>> begin INFORMATION SHOWN

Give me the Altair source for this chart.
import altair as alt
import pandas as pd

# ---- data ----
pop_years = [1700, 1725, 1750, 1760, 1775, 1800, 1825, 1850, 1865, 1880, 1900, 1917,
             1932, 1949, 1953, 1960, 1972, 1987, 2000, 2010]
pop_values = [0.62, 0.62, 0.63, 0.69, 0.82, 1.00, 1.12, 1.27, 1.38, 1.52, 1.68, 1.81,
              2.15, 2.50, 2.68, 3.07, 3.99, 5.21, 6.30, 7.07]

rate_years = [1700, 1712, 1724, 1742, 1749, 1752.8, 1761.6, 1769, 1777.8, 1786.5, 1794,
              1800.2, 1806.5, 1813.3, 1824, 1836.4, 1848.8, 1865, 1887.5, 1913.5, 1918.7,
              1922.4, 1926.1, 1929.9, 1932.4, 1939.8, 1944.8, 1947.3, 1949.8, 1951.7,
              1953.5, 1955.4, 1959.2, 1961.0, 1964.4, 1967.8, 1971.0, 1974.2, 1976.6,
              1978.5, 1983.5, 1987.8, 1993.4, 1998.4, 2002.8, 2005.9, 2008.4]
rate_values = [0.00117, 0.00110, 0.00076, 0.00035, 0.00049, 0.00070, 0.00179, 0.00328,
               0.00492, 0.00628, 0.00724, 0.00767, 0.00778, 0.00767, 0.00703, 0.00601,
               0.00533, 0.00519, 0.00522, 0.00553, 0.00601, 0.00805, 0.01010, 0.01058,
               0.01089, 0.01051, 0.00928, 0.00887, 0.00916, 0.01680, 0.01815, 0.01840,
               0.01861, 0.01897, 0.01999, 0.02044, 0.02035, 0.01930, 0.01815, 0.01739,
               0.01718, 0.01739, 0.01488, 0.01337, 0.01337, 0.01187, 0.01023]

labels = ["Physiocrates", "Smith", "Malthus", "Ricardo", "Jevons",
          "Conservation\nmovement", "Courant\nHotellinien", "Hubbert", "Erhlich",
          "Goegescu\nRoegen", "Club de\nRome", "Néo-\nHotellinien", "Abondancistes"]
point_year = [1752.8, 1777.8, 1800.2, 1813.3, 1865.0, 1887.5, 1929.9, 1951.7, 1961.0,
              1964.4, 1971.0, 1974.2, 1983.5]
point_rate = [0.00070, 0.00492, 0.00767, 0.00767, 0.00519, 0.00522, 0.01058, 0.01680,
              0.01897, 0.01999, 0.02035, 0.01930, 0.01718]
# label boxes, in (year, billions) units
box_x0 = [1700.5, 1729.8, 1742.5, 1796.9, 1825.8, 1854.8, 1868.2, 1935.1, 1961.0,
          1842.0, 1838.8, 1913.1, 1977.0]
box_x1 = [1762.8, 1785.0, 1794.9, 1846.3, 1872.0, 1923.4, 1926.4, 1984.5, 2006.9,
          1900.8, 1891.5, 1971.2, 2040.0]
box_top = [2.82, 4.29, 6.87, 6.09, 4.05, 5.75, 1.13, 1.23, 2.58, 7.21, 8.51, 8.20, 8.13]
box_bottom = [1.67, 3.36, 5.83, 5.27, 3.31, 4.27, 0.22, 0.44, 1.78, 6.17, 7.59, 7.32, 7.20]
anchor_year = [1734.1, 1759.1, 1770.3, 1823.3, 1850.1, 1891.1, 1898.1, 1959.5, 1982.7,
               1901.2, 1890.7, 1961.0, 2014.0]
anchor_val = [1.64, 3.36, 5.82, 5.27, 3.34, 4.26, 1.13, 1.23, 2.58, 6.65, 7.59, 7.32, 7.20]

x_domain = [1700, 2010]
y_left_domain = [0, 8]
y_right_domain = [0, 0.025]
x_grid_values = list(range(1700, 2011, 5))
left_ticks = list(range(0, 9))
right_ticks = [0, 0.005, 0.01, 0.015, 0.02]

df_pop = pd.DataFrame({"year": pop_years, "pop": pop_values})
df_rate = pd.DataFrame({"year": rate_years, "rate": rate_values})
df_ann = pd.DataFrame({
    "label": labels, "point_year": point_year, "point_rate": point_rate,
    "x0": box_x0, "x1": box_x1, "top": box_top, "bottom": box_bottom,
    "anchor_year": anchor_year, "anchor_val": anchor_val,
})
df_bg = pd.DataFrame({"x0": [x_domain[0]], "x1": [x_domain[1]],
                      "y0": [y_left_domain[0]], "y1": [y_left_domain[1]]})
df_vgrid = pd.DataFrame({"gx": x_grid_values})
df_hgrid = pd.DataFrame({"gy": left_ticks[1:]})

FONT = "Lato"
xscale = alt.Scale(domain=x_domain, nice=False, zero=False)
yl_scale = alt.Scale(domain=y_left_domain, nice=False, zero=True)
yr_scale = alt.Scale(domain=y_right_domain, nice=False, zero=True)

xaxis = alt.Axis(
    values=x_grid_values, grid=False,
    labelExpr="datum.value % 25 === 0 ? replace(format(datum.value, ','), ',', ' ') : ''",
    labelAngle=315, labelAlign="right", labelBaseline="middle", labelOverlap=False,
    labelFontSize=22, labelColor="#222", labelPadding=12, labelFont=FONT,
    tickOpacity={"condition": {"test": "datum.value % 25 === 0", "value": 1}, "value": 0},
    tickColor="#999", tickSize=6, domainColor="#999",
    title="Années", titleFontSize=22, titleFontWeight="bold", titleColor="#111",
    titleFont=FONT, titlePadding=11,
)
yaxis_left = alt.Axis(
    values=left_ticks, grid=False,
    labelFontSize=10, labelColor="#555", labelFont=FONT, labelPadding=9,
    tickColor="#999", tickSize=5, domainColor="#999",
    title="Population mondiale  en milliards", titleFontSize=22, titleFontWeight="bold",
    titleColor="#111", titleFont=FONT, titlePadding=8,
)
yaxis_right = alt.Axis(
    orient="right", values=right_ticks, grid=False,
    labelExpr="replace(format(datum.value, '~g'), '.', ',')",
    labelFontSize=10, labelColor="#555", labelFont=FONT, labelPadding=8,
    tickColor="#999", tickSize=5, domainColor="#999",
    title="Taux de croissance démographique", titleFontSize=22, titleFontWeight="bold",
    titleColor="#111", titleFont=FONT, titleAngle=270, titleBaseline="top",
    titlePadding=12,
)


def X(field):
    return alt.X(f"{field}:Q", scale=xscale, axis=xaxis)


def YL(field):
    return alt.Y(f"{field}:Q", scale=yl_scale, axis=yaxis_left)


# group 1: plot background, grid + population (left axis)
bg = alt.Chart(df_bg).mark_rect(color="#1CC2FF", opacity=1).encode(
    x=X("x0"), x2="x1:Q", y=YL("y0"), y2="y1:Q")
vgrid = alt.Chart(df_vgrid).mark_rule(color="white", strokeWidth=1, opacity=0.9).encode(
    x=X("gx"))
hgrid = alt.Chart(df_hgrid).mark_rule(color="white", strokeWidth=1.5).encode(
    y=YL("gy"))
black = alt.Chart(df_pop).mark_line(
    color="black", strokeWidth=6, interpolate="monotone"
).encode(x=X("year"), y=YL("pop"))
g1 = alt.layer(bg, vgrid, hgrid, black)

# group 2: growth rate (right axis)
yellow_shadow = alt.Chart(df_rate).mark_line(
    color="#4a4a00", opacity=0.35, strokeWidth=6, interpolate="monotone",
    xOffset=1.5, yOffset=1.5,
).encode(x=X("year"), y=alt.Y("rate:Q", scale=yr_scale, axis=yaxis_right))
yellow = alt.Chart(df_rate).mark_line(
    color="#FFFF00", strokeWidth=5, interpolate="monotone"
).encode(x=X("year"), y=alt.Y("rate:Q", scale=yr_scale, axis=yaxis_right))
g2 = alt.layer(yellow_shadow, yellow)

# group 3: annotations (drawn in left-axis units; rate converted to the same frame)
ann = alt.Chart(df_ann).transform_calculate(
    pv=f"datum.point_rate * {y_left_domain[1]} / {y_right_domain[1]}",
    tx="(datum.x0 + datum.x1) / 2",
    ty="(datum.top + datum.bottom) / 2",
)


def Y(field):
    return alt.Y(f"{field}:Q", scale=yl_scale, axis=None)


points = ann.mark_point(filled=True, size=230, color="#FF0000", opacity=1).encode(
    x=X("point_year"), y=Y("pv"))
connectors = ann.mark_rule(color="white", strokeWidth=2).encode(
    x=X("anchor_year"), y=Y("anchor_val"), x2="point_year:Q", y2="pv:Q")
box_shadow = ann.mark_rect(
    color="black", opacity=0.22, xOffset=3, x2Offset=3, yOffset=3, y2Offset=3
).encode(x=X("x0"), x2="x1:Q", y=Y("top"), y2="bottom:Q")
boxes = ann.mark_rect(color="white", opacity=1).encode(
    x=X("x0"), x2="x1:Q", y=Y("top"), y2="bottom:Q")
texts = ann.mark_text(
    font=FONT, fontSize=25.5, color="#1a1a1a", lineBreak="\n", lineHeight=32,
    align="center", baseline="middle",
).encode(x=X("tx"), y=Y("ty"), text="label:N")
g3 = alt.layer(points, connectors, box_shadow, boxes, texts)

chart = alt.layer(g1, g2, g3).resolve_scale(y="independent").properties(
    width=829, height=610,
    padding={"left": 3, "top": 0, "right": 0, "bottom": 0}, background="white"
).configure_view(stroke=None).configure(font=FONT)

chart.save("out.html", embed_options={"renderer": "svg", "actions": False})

>> end INFORMATION SHOWN

### REQUIREMENTS
Emit, unaltered, the lines from the top of the listing down through the line that holds "2.15, 2.50, 2.68, 3.07, 3.99, 5.21, 6.30, 7.07]"; emit nothing else.

### WRITTEN ANSWER
Give me the Altair source for this chart.
import altair as alt
import pandas as pd

# ---- data ----
pop_years = [1700, 1725, 1750, 1760, 1775, 1800, 1825, 1850, 1865, 1880, 1900, 1917,
             1932, 1949, 1953, 1960, 1972, 1987, 2000, 2010]
pop_values = [0.62, 0.62, 0.63, 0.69, 0.82, 1.00, 1.12, 1.27, 1.38, 1.52, 1.68, 1.81,
              2.15, 2.50, 2.68, 3.07, 3.99, 5.21, 6.30, 7.07]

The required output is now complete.